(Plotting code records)

= = = = = = =

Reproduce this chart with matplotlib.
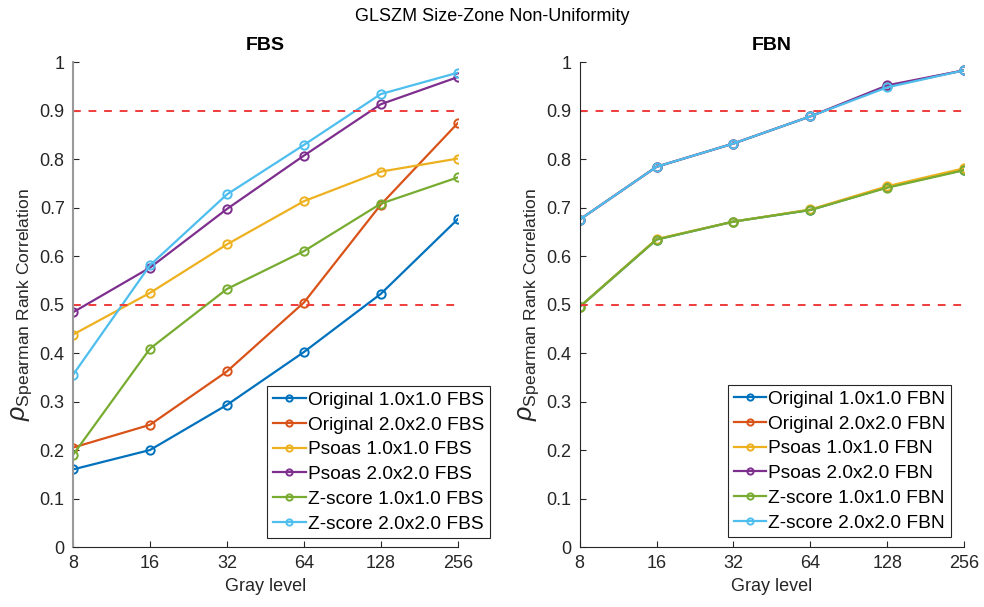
import matplotlib
matplotlib.use("Agg")
from matplotlib import pyplot as plt

# gray levels on the x axis
gray_levels = [8, 16, 32, 64, 128, 256]
series_names = ["Original 1.0x1.0", "Original 2.0x2.0", "Psoas 1.0x1.0",
                "Psoas 2.0x2.0", "Z-score 1.0x1.0", "Z-score 2.0x2.0"]

# FBS values
fbs_orig_1 = [0.160, 0.200, 0.293, 0.402, 0.522, 0.676]
fbs_orig_2 = [0.205, 0.252, 0.362, 0.504, 0.706, 0.874]
fbs_psoas_1 = [0.438, 0.524, 0.624, 0.713, 0.774, 0.801]
fbs_psoas_2 = [0.484, 0.576, 0.697, 0.807, 0.913, 0.969]
fbs_z_1 = [0.190, 0.409, 0.532, 0.610, 0.708, 0.762]
fbs_z_2 = [0.355, 0.581, 0.727, 0.829, 0.934, 0.978]

# FBN values (several series sit on top of each other)
fbn_orig_1 = [0.495, 0.634, 0.671, 0.695, 0.742, 0.778]
fbn_orig_2 = [0.675, 0.784, 0.832, 0.888, 0.950, 0.983]
fbn_psoas_1 = [0.495, 0.635, 0.671, 0.696, 0.744, 0.781]
fbn_psoas_2 = [0.675, 0.784, 0.832, 0.888, 0.952, 0.983]
fbn_z_1 = [0.495, 0.634, 0.671, 0.695, 0.741, 0.777]
fbn_z_2 = [0.675, 0.784, 0.832, 0.888, 0.948, 0.983]

thresholds = [0.5, 0.9]

colors = ["#0072BD", "#D95319", "#EDB120", "#7E2F8E", "#77AC30", "#4DBEEE"]

plt.rcParams["font.family"] = ["Liberation Sans", "DejaVu Sans"]
plt.rcParams["mathtext.fontset"] = "custom"
plt.rcParams["mathtext.rm"] = "Liberation Sans"
plt.rcParams["mathtext.it"] = "Liberation Sans:italic"

fig = plt.figure(figsize=(9.84, 6.07), dpi=100)
fig.suptitle("GLSZM Size-Zone Non-Uniformity", fontsize=13, y=0.987)

# name, data, axes position, legend anchor (right, bottom in axes coords)
panels = [
    ("FBS", [fbs_orig_1, fbs_orig_2, fbs_psoas_1, fbs_psoas_2, fbs_z_1, fbs_z_2],
     [0.0742, 0.0988, 0.391, 0.799], (1.083, 0.018)),
    ("FBN", [fbn_orig_1, fbn_orig_2, fbn_psoas_1, fbn_psoas_2, fbn_z_1, fbn_z_2],
     [0.589, 0.0988, 0.391, 0.799], (0.966, 0.020)),
]

axis_color = (0.15, 0.15, 0.15)

for i, (name, data, pos, anchor) in enumerate(panels):
    ax = fig.add_axes(pos)
    for vals, label, c in zip(data, series_names, colors):
        ax.plot(gray_levels, vals, "-o", color=c, lw=1.6, ms=6,
                mfc="none", mew=1.4, label=label + " " + name)
    for t in thresholds:
        ax.plot([gray_levels[0], gray_levels[-1]], [t, t], "--",
                color="#f03c3c", lw=1.4, dashes=(4, 4))
    ax.set_xscale("log", base=2)
    ax.set_xlim(8, 256)
    ax.set_ylim(0, 1)
    ax.set_xticks(gray_levels)
    ax.set_xticklabels([str(g) for g in gray_levels])
    ax.minorticks_off()
    ax.set_yticks([k / 10 for k in range(11)])
    ax.set_yticklabels(["0"] + [f"{k/10:.1f}" for k in range(1, 10)] + ["1"])
    ax.tick_params(direction="in", length=4, labelsize=13, colors=axis_color,
                   pad=6)
    for s in ["top", "right"]:
        ax.spines[s].set_visible(False)
    for s in ["left", "bottom"]:
        ax.spines[s].set_color(axis_color)
        ax.spines[s].set_linewidth(0.8)
    if i == 0:
        ax.spines["left"].set_color("#999999")
        ax.spines["left"].set_linewidth(1.5)
    ax.set_title(name, fontsize=14, fontweight="bold", pad=9)
    ax.set_xlabel("Gray level", fontsize=13, color=axis_color)
    ax.set_ylabel(r"$\rho_{\mathrm{Spearman\ Rank\ Correlation}}$",
                  fontsize=18, color=axis_color, labelpad=4)
    leg = ax.legend(loc="lower right", bbox_to_anchor=anchor, fontsize=13.8,
                    frameon=True, fancybox=False, framealpha=1,
                    handlelength=1.7, handletextpad=0.1, borderpad=0.3,
                    labelspacing=0.38, markerscale=0.75, borderaxespad=0)
    leg.get_frame().set_edgecolor(axis_color)
    leg.get_frame().set_linewidth(0.8)

fig.savefig("out.png", dpi=100)
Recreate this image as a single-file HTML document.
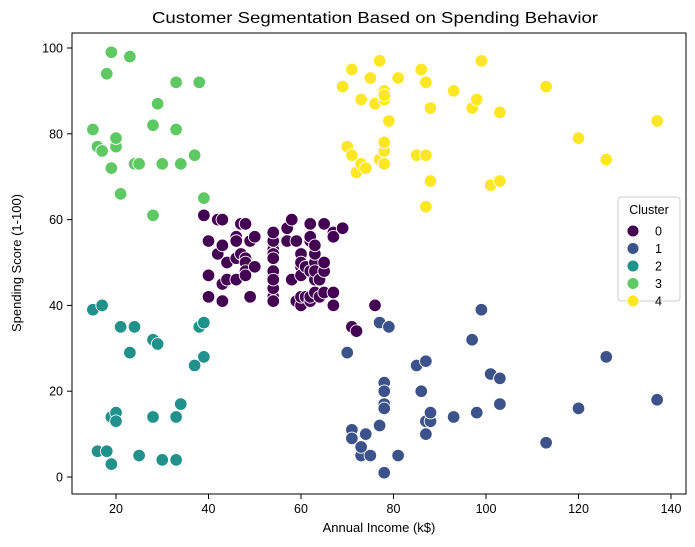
<!DOCTYPE html>
<html><head><meta charset="utf-8"><style>
body{margin:0;background:#fff;}
svg{display:block;font-family:"Liberation Sans","DejaVu Sans",sans-serif;}
</style></head><body>
<svg id="chart" width="695" height="547" viewBox="0 0 695 547">
<rect x="0" y="0" width="695" height="547" fill="#fff"/>
<text x="375" y="23" text-anchor="middle" font-size="16" textLength="446" lengthAdjust="spacingAndGlyphs">Customer Segmentation Based on Spending Behavior</text>
<g id="xticks"></g>
<g id="yticks"></g>
<g id="points"></g>
<rect x="72" y="33" width="614" height="461" fill="none" stroke="#000" stroke-width="1"/>
<text x="379" y="532" text-anchor="middle" font-size="13">Annual Income (k$)</text>
<text transform="translate(21,263) rotate(-90)" text-anchor="middle" font-size="13">Spending Score (1-100)</text>
<g id="legend"></g>
</svg>
<script>
const income=[15,15,16,16,17,17,18,18,19,19,19,19,20,20,20,20,21,21,23,23,24,24,25,25,28,28,28,28,29,29,30,30,33,33,33,33,34,34,37,37,38,38,39,39,39,39,40,40,40,40,42,42,43,43,43,43,44,44,46,46,46,46,47,47,48,48,48,48,48,48,49,49,50,50,54,54,54,54,54,54,54,54,54,54,54,54,57,57,58,58,59,59,60,60,60,60,60,60,61,61,62,62,62,62,62,62,63,63,63,63,63,63,64,64,65,65,65,65,67,67,67,67,69,69,70,70,71,71,71,71,71,71,72,72,73,73,73,73,74,74,75,75,76,76,77,77,77,77,78,78,78,78,78,78,78,78,78,78,78,78,79,79,81,81,85,85,86,86,87,87,87,87,87,87,88,88,88,88,93,93,97,97,98,98,99,99,101,101,103,103,103,103,113,113,120,120,126,126,137,137];
const spending=[39,81,6,77,40,76,6,94,3,72,14,99,15,77,13,79,35,66,29,98,35,73,5,73,14,82,32,61,31,87,4,73,4,92,14,81,17,73,26,75,35,92,36,61,28,65,55,47,42,42,52,60,54,60,45,41,50,46,51,46,56,55,52,59,51,59,50,48,59,47,55,42,49,56,47,54,53,48,52,42,51,55,41,44,57,46,58,55,60,46,55,41,49,40,42,52,47,50,42,49,41,48,59,55,56,42,50,46,43,48,52,54,42,46,48,50,43,59,43,57,56,40,58,91,29,77,35,95,11,75,9,75,34,71,5,88,7,73,10,72,5,93,40,87,12,97,36,74,22,90,17,88,20,76,16,89,1,78,1,73,35,83,5,93,26,75,20,95,27,63,13,75,10,92,13,86,15,69,14,90,32,86,15,88,39,97,24,68,17,85,23,69,8,91,16,79,28,74,18,83];
const cluster=[2,3,2,3,2,3,2,3,2,3,2,3,2,3,2,3,2,3,2,3,2,3,2,3,2,3,2,3,2,3,2,3,2,3,2,3,2,3,2,3,2,3,2,0,2,3,
0,0,0,0,0,0,0,0,0,0,0,
0,0,0,0,0,0,0,0,0,0,0,
0,0,0,0,0,0,0,0,0,0,0,
0,0,0,0,0,0,0,0,0,0,0,
0,0,0,0,0,0,0,0,0,0,0,
0,0,0,0,0,0,0,0,0,0,0,
0,0,0,0,0,0,0,0,0,0,0,
4,1,4,0,4,1,4,1,4,0,4,1,4,1,4,1,4,1,4,0,4,
1,4,1,4,1,4,1,4,1,4,1,4,1,4,1,4,1,4,1,4,1,4,1,4,1,4,1,4,
1,4,1,4,1,4,1,4,1,4,1,4,1,4,1,4,1,4,1,4,1,4,1,4,1,4,1,4];
const xTicks=[20,40,60,80,100,120,140];
const yTicks=[0,20,40,60,80,100];
const clusterLabels=["0","1","2","3","4"];
const palette=["#440154","#3b528b","#21918c","#5ec962","#fde725"];

const NS="http://www.w3.org/2000/svg";
function xs(v){return 116+(v-20)*4.625;}
function ys(v){return 477-v*4.29;}
function mk(tag,attrs,parent){const e=document.createElementNS(NS,tag);for(const k in attrs)e.setAttribute(k,attrs[k]);parent.appendChild(e);return e;}

const gx=document.getElementById('xticks');
xTicks.forEach(t=>{
  const l=mk('line',{x1:xs(t),x2:xs(t),y1:494,y2:499,stroke:'#000'},gx);
  
  
  const tx=mk('text',{x:xs(t),y:513,'text-anchor':'middle','font-size':12.5},gx);
  tx.textContent=t;
  
  
});
const gy=document.getElementById('yticks');
yTicks.forEach(t=>{
  const l=mk('line',{x1:67,x2:72,y1:ys(t),y2:ys(t),stroke:'#000'},gy);
  
  
  const tx=mk('text',{x:63,y:ys(t)+4.5,'text-anchor':'end','font-size':12.5},gy);
  tx.textContent=t;
  
  
});
const gp=document.getElementById('points');
income.forEach((v,i)=>{
  const c=mk('circle',{cx:xs(v),cy:ys(spending[i]),r:6.3,fill:palette[cluster[i]],stroke:'#fff','stroke-width':0.9},gp);
  
  
});
const lg=document.getElementById('legend');
const box=mk('rect',{x:618,y:197,width:62,height:104,rx:3,fill:'#fff','fill-opacity':0.8,stroke:'#ccc'},lg);


const lt=mk('text',{x:649,y:214,'text-anchor':'middle','font-size':12.5},lg);
lt.textContent='Cluster';


clusterLabels.forEach((lab,i)=>{
  const y=231+i*17.5;
  const c=mk('circle',{cx:633,cy:y,r:6,fill:palette[i],stroke:'#fff','stroke-width':0.9},lg);
  
  
  const t=mk('text',{x:655,y:y+4.5,'font-size':12.5},lg);
  t.textContent=lab;
  
  
});
</script>
</body></html>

= = = = = = =

* Written request:
Begin at the top of the material above and output each line exactly, stopping after the line that holds "fbn_z_2 = [0.675, 0.784, 0.832, 0.888, 0.948, 0.983]". Leave out pictures.

* Result of the task:
Reproduce this chart with matplotlib.
import matplotlib
matplotlib.use("Agg")
from matplotlib import pyplot as plt

# gray levels on the x axis
gray_levels = [8, 16, 32, 64, 128, 256]
series_names = ["Original 1.0x1.0", "Original 2.0x2.0", "Psoas 1.0x1.0",
                "Psoas 2.0x2.0", "Z-score 1.0x1.0", "Z-score 2.0x2.0"]

# FBS values
fbs_orig_1 = [0.160, 0.200, 0.293, 0.402, 0.522, 0.676]
fbs_orig_2 = [0.205, 0.252, 0.362, 0.504, 0.706, 0.874]
fbs_psoas_1 = [0.438, 0.524, 0.624, 0.713, 0.774, 0.801]
fbs_psoas_2 = [0.484, 0.576, 0.697, 0.807, 0.913, 0.969]
fbs_z_1 = [0.190, 0.409, 0.532, 0.610, 0.708, 0.762]
fbs_z_2 = [0.355, 0.581, 0.727, 0.829, 0.934, 0.978]

# FBN values (several series sit on top of each other)
fbn_orig_1 = [0.495, 0.634, 0.671, 0.695, 0.742, 0.778]
fbn_orig_2 = [0.675, 0.784, 0.832, 0.888, 0.950, 0.983]
fbn_psoas_1 = [0.495, 0.635, 0.671, 0.696, 0.744, 0.781]
fbn_psoas_2 = [0.675, 0.784, 0.832, 0.888, 0.952, 0.983]
fbn_z_1 = [0.495, 0.634, 0.671, 0.695, 0.741, 0.777]
fbn_z_2 = [0.675, 0.784, 0.832, 0.888, 0.948, 0.983]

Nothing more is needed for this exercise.